- [GIVEN TASK] Leaving the pictures aside, transcribe every line below exactly.

--- SUPPLIED MATERIAL ---

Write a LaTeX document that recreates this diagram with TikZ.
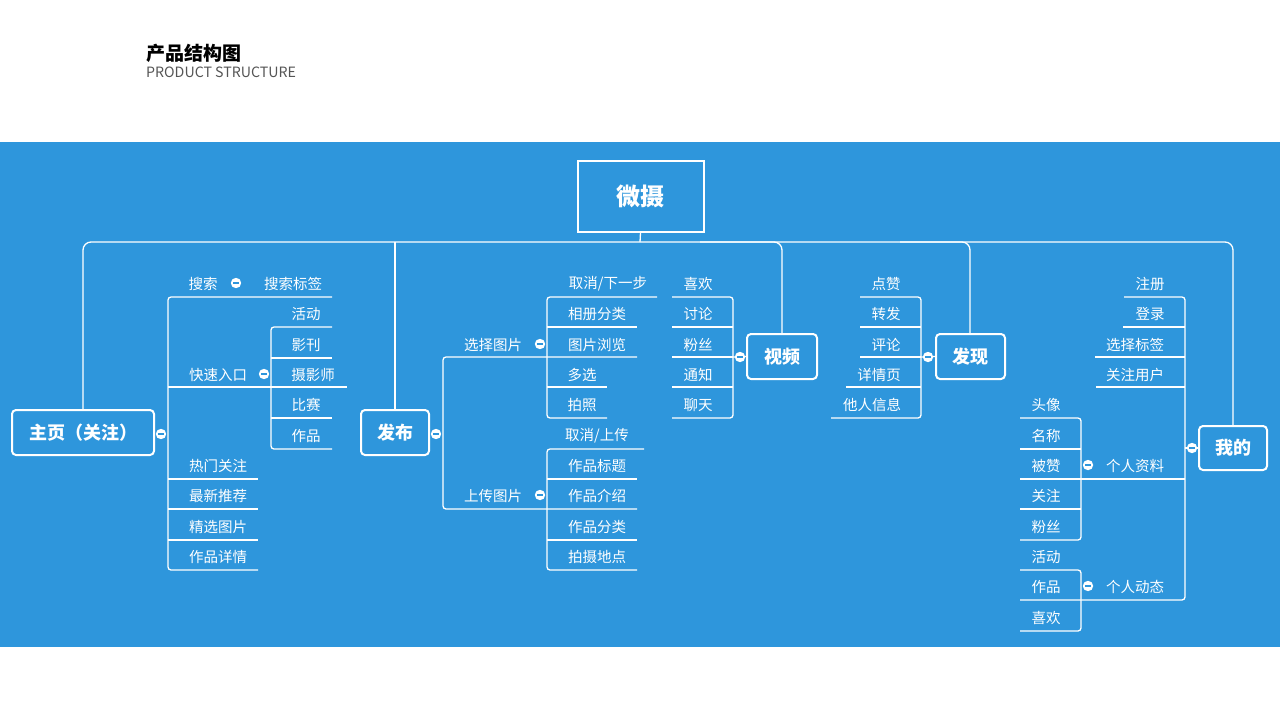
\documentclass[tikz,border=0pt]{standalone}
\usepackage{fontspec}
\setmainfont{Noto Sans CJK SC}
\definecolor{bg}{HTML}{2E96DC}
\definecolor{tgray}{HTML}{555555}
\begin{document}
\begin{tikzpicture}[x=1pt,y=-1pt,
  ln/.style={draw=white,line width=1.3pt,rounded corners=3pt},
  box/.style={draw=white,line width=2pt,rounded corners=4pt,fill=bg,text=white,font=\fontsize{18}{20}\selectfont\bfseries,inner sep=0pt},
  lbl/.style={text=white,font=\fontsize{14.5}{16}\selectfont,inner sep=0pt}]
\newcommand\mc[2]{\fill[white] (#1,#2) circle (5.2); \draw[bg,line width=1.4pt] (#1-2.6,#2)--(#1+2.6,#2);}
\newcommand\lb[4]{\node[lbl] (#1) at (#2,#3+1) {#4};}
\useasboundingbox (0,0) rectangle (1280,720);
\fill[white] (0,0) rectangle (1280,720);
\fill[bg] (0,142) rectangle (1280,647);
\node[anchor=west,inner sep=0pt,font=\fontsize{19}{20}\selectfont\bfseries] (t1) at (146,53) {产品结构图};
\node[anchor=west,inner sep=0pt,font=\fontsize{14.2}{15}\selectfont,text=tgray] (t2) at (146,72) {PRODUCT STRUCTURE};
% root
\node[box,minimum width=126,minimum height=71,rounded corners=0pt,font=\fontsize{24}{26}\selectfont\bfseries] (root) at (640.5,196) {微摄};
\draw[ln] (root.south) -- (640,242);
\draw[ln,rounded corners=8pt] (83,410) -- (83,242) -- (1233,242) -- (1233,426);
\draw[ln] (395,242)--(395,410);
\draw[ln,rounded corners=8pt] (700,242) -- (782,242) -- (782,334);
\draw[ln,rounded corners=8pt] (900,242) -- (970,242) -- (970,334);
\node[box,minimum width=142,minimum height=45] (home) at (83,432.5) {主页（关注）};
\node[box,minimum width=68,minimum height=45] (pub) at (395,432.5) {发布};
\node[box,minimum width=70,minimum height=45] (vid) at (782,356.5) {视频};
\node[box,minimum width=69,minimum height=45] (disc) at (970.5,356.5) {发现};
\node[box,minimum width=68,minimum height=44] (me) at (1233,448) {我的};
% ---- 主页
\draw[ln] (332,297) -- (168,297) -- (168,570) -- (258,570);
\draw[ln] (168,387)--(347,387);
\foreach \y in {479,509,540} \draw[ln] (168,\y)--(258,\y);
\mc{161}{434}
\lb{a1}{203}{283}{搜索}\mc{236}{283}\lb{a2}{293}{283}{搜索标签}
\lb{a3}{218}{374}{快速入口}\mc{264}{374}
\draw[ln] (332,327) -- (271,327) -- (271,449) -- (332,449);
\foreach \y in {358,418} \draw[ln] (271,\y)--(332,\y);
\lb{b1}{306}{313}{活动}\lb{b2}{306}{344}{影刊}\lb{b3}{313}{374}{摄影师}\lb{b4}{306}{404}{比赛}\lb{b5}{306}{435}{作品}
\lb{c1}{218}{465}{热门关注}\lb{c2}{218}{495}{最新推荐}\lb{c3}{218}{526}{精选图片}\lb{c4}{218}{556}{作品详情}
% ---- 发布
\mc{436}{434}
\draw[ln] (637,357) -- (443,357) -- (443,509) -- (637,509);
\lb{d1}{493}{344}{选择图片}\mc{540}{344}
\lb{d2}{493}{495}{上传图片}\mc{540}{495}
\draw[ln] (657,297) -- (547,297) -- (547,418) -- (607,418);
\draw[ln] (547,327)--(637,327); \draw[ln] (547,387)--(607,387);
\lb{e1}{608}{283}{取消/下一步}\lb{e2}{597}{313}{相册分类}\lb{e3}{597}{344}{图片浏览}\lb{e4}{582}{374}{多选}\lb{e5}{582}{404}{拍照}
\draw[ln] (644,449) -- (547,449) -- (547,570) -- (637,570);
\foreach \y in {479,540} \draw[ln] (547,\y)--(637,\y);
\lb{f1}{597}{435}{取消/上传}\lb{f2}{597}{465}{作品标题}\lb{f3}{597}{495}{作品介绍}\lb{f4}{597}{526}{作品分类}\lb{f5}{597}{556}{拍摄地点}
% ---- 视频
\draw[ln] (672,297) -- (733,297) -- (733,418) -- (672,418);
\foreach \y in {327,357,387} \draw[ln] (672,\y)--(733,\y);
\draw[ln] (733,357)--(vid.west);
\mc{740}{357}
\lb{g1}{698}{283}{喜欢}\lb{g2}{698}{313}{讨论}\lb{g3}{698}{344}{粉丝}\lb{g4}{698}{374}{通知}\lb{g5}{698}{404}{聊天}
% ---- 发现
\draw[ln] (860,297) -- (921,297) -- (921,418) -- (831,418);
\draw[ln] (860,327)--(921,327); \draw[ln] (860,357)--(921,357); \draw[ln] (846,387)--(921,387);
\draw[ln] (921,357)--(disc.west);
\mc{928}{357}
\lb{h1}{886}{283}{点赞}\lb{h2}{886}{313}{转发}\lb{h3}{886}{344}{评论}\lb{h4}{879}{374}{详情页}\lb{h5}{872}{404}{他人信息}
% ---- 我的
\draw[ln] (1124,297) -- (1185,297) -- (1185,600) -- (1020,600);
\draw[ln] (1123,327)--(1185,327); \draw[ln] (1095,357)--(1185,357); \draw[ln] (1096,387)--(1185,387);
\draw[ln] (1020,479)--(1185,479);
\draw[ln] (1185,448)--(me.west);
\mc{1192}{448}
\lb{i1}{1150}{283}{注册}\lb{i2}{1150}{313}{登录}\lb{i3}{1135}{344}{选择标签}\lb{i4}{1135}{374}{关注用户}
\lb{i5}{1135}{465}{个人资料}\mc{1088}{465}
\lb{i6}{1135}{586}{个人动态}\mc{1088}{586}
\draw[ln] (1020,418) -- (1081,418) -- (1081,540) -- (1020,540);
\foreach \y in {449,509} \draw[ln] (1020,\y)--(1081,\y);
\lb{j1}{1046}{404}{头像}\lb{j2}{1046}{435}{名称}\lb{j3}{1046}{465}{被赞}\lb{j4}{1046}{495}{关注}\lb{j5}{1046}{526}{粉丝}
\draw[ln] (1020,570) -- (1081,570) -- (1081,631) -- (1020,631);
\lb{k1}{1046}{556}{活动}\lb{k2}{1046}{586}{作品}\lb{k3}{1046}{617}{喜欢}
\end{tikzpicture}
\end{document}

---

- [SOLVED PROBLEM]
Write a LaTeX document that recreates this diagram with TikZ.
\documentclass[tikz,border=0pt]{standalone}
\usepackage{fontspec}
\setmainfont{Noto Sans CJK SC}
\definecolor{bg}{HTML}{2E96DC}
\definecolor{tgray}{HTML}{555555}
\begin{document}
\begin{tikzpicture}[x=1pt,y=-1pt,
  ln/.style={draw=white,line width=1.3pt,rounded corners=3pt},
  box/.style={draw=white,line width=2pt,rounded corners=4pt,fill=bg,text=white,font=\fontsize{18}{20}\selectfont\bfseries,inner sep=0pt},
  lbl/.style={text=white,font=\fontsize{14.5}{16}\selectfont,inner sep=0pt}]
\newcommand\mc[2]{\fill[white] (#1,#2) circle (5.2); \draw[bg,line width=1.4pt] (#1-2.6,#2)--(#1+2.6,#2);}
\newcommand\lb[4]{\node[lbl] (#1) at (#2,#3+1) {#4};}
\useasboundingbox (0,0) rectangle (1280,720);
\fill[white] (0,0) rectangle (1280,720);
\fill[bg] (0,142) rectangle (1280,647);
\node[anchor=west,inner sep=0pt,font=\fontsize{19}{20}\selectfont\bfseries] (t1) at (146,53) {产品结构图};
\node[anchor=west,inner sep=0pt,font=\fontsize{14.2}{15}\selectfont,text=tgray] (t2) at (146,72) {PRODUCT STRUCTURE};
% root
\node[box,minimum width=126,minimum height=71,rounded corners=0pt,font=\fontsize{24}{26}\selectfont\bfseries] (root) at (640.5,196) {微摄};
\draw[ln] (root.south) -- (640,242);
\draw[ln,rounded corners=8pt] (83,410) -- (83,242) -- (1233,242) -- (1233,426);
\draw[ln] (395,242)--(395,410);
\draw[ln,rounded corners=8pt] (700,242) -- (782,242) -- (782,334);
\draw[ln,rounded corners=8pt] (900,242) -- (970,242) -- (970,334);
\node[box,minimum width=142,minimum height=45] (home) at (83,432.5) {主页（关注）};
\node[box,minimum width=68,minimum height=45] (pub) at (395,432.5) {发布};
\node[box,minimum width=70,minimum height=45] (vid) at (782,356.5) {视频};
\node[box,minimum width=69,minimum height=45] (disc) at (970.5,356.5) {发现};
\node[box,minimum width=68,minimum height=44] (me) at (1233,448) {我的};
% ---- 主页
\draw[ln] (332,297) -- (168,297) -- (168,570) -- (258,570);
\draw[ln] (168,387)--(347,387);
\foreach \y in {479,509,540} \draw[ln] (168,\y)--(258,\y);
\mc{161}{434}
\lb{a1}{203}{283}{搜索}\mc{236}{283}\lb{a2}{293}{283}{搜索标签}
\lb{a3}{218}{374}{快速入口}\mc{264}{374}
\draw[ln] (332,327) -- (271,327) -- (271,449) -- (332,449);
\foreach \y in {358,418} \draw[ln] (271,\y)--(332,\y);
\lb{b1}{306}{313}{活动}\lb{b2}{306}{344}{影刊}\lb{b3}{313}{374}{摄影师}\lb{b4}{306}{404}{比赛}\lb{b5}{306}{435}{作品}
\lb{c1}{218}{465}{热门关注}\lb{c2}{218}{495}{最新推荐}\lb{c3}{218}{526}{精选图片}\lb{c4}{218}{556}{作品详情}
% ---- 发布
\mc{436}{434}
\draw[ln] (637,357) -- (443,357) -- (443,509) -- (637,509);
\lb{d1}{493}{344}{选择图片}\mc{540}{344}
\lb{d2}{493}{495}{上传图片}\mc{540}{495}
\draw[ln] (657,297) -- (547,297) -- (547,418) -- (607,418);
\draw[ln] (547,327)--(637,327); \draw[ln] (547,387)--(607,387);
\lb{e1}{608}{283}{取消/下一步}\lb{e2}{597}{313}{相册分类}\lb{e3}{597}{344}{图片浏览}\lb{e4}{582}{374}{多选}\lb{e5}{582}{404}{拍照}
\draw[ln] (644,449) -- (547,449) -- (547,570) -- (637,570);
\foreach \y in {479,540} \draw[ln] (547,\y)--(637,\y);
\lb{f1}{597}{435}{取消/上传}\lb{f2}{597}{465}{作品标题}\lb{f3}{597}{495}{作品介绍}\lb{f4}{597}{526}{作品分类}\lb{f5}{597}{556}{拍摄地点}
% ---- 视频
\draw[ln] (672,297) -- (733,297) -- (733,418) -- (672,418);
\foreach \y in {327,357,387} \draw[ln] (672,\y)--(733,\y);
\draw[ln] (733,357)--(vid.west);
\mc{740}{357}
\lb{g1}{698}{283}{喜欢}\lb{g2}{698}{313}{讨论}\lb{g3}{698}{344}{粉丝}\lb{g4}{698}{374}{通知}\lb{g5}{698}{404}{聊天}
% ---- 发现
\draw[ln] (860,297) -- (921,297) -- (921,418) -- (831,418);
\draw[ln] (860,327)--(921,327); \draw[ln] (860,357)--(921,357); \draw[ln] (846,387)--(921,387);
\draw[ln] (921,357)--(disc.west);
\mc{928}{357}
\lb{h1}{886}{283}{点赞}\lb{h2}{886}{313}{转发}\lb{h3}{886}{344}{评论}\lb{h4}{879}{374}{详情页}\lb{h5}{872}{404}{他人信息}
% ---- 我的
\draw[ln] (1124,297) -- (1185,297) -- (1185,600) -- (1020,600);
\draw[ln] (1123,327)--(1185,327); \draw[ln] (1095,357)--(1185,357); \draw[ln] (1096,387)--(1185,387);
\draw[ln] (1020,479)--(1185,479);
\draw[ln] (1185,448)--(me.west);
\mc{1192}{448}
\lb{i1}{1150}{283}{注册}\lb{i2}{1150}{313}{登录}\lb{i3}{1135}{344}{选择标签}\lb{i4}{1135}{374}{关注用户}
\lb{i5}{1135}{465}{个人资料}\mc{1088}{465}
\lb{i6}{1135}{586}{个人动态}\mc{1088}{586}
\draw[ln] (1020,418) -- (1081,418) -- (1081,540) -- (1020,540);
\foreach \y in {449,509} \draw[ln] (1020,\y)--(1081,\y);
\lb{j1}{1046}{404}{头像}\lb{j2}{1046}{435}{名称}\lb{j3}{1046}{465}{被赞}\lb{j4}{1046}{495}{关注}\lb{j5}{1046}{526}{粉丝}
\draw[ln] (1020,570) -- (1081,570) -- (1081,631) -- (1020,631);
\lb{k1}{1046}{556}{活动}\lb{k2}{1046}{586}{作品}\lb{k3}{1046}{617}{喜欢}
\end{tikzpicture}
\end{document}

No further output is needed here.